Perhaps I shall wait until another few steps back toward less controlled normality have been taken. Then I’ll be able to stand for a long time, as I always do, in front of my favourite painting - Carlo Crivelli’s splendid depiction of the annunciation, the exact moment the Almighty changed forever the life of ordinary housewife Mary.

I love it for its style and detail and the fact that it’s a riot of colour, but I always pick on two things that grab me most. 

One is the fabulous bolt of pure gold coming out of the clouds, sneaking through the tiniest aperture in the outer wall of Mary’s room before smacking the (un)fortunate woman straight on the head. For those of us who spent our younger years drawing football pictures or reading football comics, it’s the long-range shot to cap them all. Nowadays it would be a wonder even in the pinpoint world of Hawkeye.
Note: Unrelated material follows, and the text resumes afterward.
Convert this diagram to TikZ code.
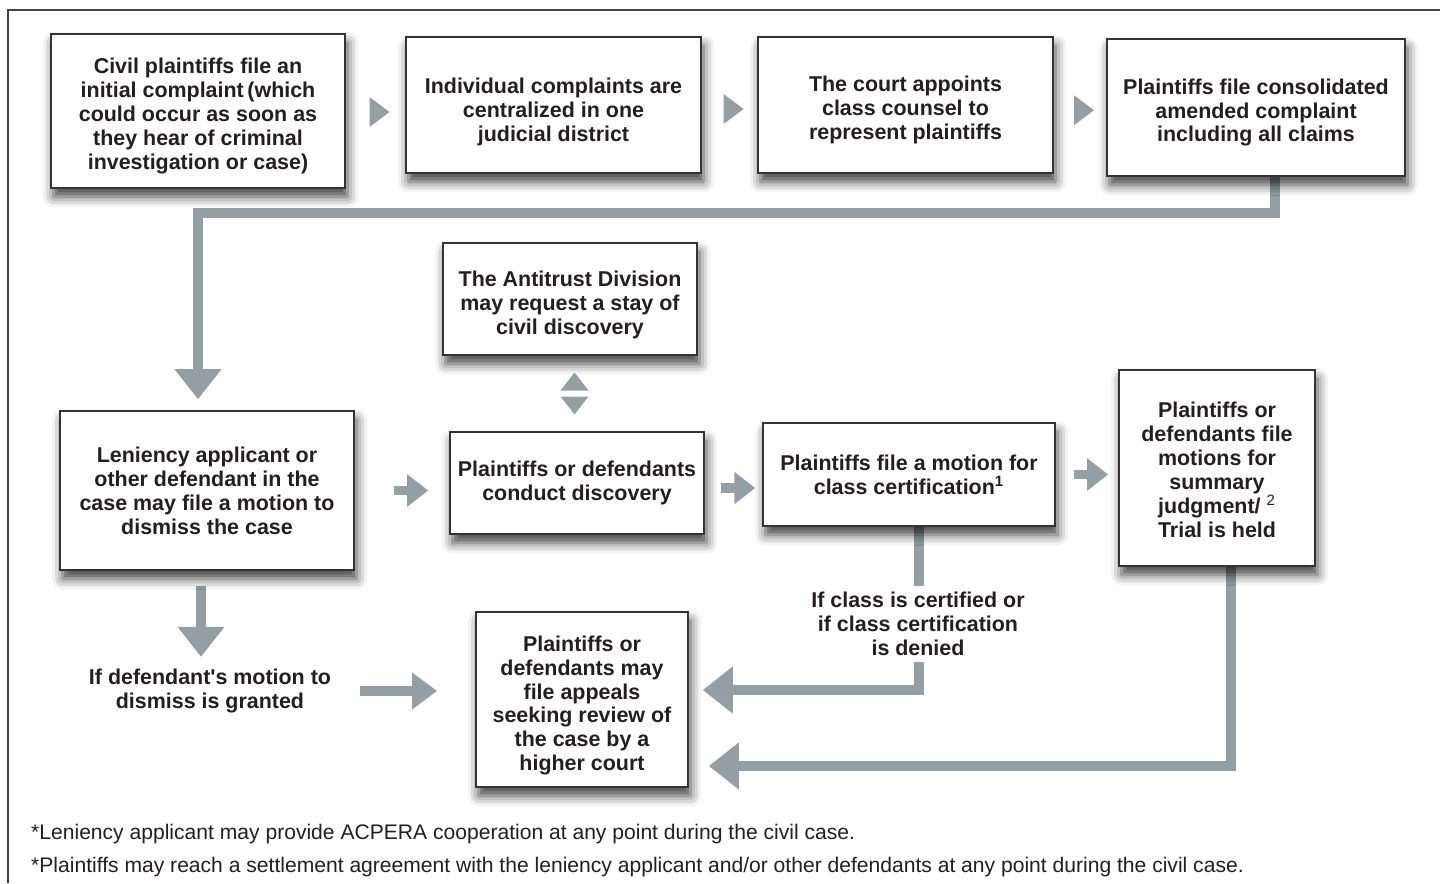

The second noteworthy element of Crivelli’s canvas is the fact that this inspired bolt from the blue is witnessed by two people - one a man shielding his eyes from the brilliance, the other a young girl who just happened to be there. As someone who has served 32 years in local newspapers, I can’t help but ponder the eye-witness interviews I could have scooped to go with on-the-spot reports (we would have had to wait a lot longer that 32 years for the paint to dry on the picture obviously).

The days of being at liberty to gaze on pictures or wonder at the construction of galleries and cathedrals still seem a way off. But each small step taken brings them a tiny bit closer and that is sometimes enough to keep us going.